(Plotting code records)

------------------------------------------------------------------------

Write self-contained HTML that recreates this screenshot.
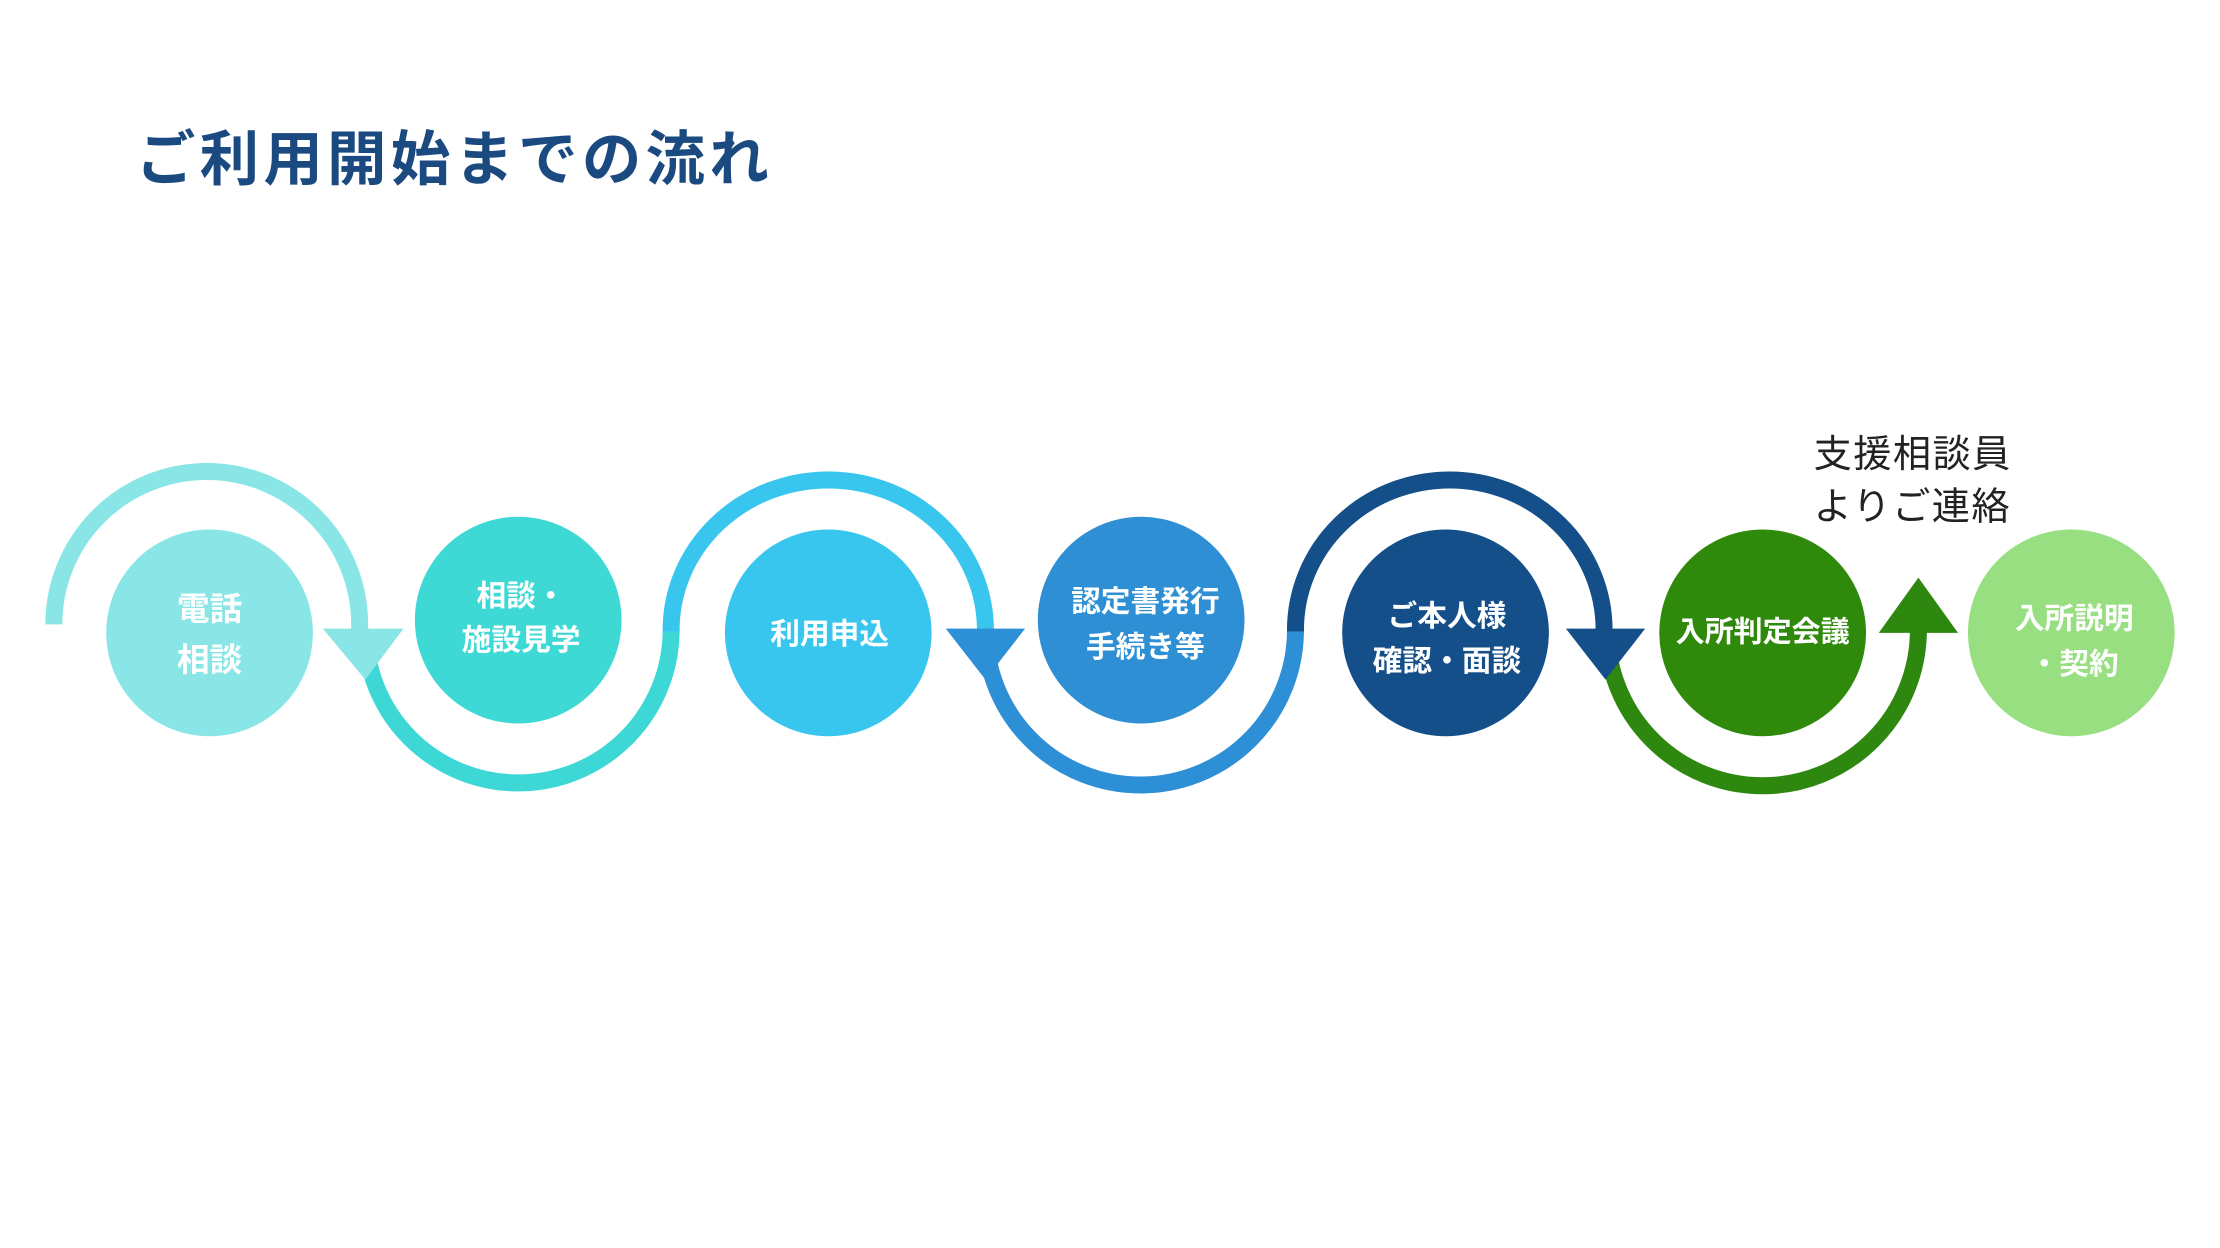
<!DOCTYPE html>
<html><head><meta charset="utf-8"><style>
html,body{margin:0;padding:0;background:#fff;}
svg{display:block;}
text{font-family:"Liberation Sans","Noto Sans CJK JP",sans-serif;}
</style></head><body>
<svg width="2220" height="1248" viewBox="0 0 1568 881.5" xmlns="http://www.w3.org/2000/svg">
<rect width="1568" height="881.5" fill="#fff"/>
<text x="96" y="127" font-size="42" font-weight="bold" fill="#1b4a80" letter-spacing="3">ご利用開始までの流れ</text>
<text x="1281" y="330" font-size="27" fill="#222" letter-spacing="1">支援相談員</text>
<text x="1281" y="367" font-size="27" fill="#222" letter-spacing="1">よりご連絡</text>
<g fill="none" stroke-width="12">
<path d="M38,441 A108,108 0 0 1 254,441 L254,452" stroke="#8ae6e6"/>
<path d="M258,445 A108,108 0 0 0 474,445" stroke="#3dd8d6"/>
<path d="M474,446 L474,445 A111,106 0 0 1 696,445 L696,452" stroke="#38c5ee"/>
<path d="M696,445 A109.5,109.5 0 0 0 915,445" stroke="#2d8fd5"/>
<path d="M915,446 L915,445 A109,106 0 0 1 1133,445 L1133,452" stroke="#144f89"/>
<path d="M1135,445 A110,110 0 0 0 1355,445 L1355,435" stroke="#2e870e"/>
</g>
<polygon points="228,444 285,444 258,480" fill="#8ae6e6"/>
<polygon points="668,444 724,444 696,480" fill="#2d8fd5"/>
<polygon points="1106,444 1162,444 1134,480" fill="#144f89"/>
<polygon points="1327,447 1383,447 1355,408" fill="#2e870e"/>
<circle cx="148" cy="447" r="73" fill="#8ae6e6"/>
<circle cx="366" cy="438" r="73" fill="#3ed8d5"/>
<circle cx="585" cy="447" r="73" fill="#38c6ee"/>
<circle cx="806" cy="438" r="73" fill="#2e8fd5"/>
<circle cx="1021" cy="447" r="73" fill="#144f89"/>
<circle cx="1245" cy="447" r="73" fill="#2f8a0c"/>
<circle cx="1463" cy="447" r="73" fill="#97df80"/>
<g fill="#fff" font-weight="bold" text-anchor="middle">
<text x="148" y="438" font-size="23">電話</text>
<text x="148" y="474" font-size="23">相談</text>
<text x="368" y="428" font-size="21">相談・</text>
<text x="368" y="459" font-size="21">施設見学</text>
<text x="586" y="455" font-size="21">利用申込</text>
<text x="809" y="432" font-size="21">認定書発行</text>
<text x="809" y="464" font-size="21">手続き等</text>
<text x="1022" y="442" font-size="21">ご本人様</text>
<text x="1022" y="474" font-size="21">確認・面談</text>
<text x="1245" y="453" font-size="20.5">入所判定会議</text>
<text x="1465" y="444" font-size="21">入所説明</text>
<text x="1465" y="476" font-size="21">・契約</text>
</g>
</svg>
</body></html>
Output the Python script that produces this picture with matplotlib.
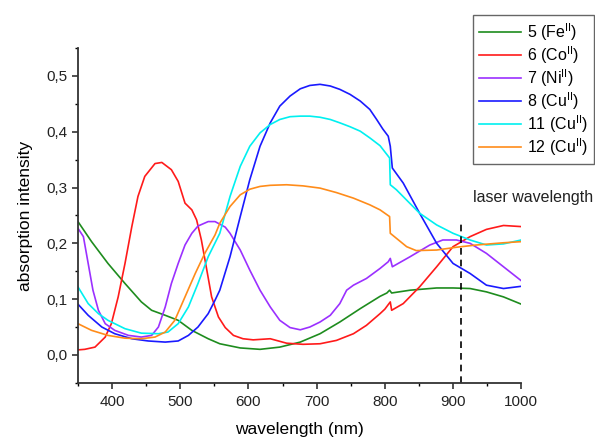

------------------------------------------------------------------------

▸ Given problem: Return the listing above word for word, with the pictures removed.

▸ Written answer:
Write self-contained HTML that recreates this screenshot.
<!DOCTYPE html>
<html><head><meta charset="utf-8"><style>
html,body{margin:0;padding:0;background:#fff;}
svg{display:block;}
text{font-family:"Liberation Sans","Noto Sans CJK JP",sans-serif;}
</style></head><body>
<svg width="2220" height="1248" viewBox="0 0 1568 881.5" xmlns="http://www.w3.org/2000/svg">
<rect width="1568" height="881.5" fill="#fff"/>
<text x="96" y="127" font-size="42" font-weight="bold" fill="#1b4a80" letter-spacing="3">ご利用開始までの流れ</text>
<text x="1281" y="330" font-size="27" fill="#222" letter-spacing="1">支援相談員</text>
<text x="1281" y="367" font-size="27" fill="#222" letter-spacing="1">よりご連絡</text>
<g fill="none" stroke-width="12">
<path d="M38,441 A108,108 0 0 1 254,441 L254,452" stroke="#8ae6e6"/>
<path d="M258,445 A108,108 0 0 0 474,445" stroke="#3dd8d6"/>
<path d="M474,446 L474,445 A111,106 0 0 1 696,445 L696,452" stroke="#38c5ee"/>
<path d="M696,445 A109.5,109.5 0 0 0 915,445" stroke="#2d8fd5"/>
<path d="M915,446 L915,445 A109,106 0 0 1 1133,445 L1133,452" stroke="#144f89"/>
<path d="M1135,445 A110,110 0 0 0 1355,445 L1355,435" stroke="#2e870e"/>
</g>
<polygon points="228,444 285,444 258,480" fill="#8ae6e6"/>
<polygon points="668,444 724,444 696,480" fill="#2d8fd5"/>
<polygon points="1106,444 1162,444 1134,480" fill="#144f89"/>
<polygon points="1327,447 1383,447 1355,408" fill="#2e870e"/>
<circle cx="148" cy="447" r="73" fill="#8ae6e6"/>
<circle cx="366" cy="438" r="73" fill="#3ed8d5"/>
<circle cx="585" cy="447" r="73" fill="#38c6ee"/>
<circle cx="806" cy="438" r="73" fill="#2e8fd5"/>
<circle cx="1021" cy="447" r="73" fill="#144f89"/>
<circle cx="1245" cy="447" r="73" fill="#2f8a0c"/>
<circle cx="1463" cy="447" r="73" fill="#97df80"/>
<g fill="#fff" font-weight="bold" text-anchor="middle">
<text x="148" y="438" font-size="23">電話</text>
<text x="148" y="474" font-size="23">相談</text>
<text x="368" y="428" font-size="21">相談・</text>
<text x="368" y="459" font-size="21">施設見学</text>
<text x="586" y="455" font-size="21">利用申込</text>
<text x="809" y="432" font-size="21">認定書発行</text>
<text x="809" y="464" font-size="21">手続き等</text>
<text x="1022" y="442" font-size="21">ご本人様</text>
<text x="1022" y="474" font-size="21">確認・面談</text>
<text x="1245" y="453" font-size="20.5">入所判定会議</text>
<text x="1465" y="444" font-size="21">入所説明</text>
<text x="1465" y="476" font-size="21">・契約</text>
</g>
</svg>
</body></html>
Output the Python script that produces this picture with matplotlib.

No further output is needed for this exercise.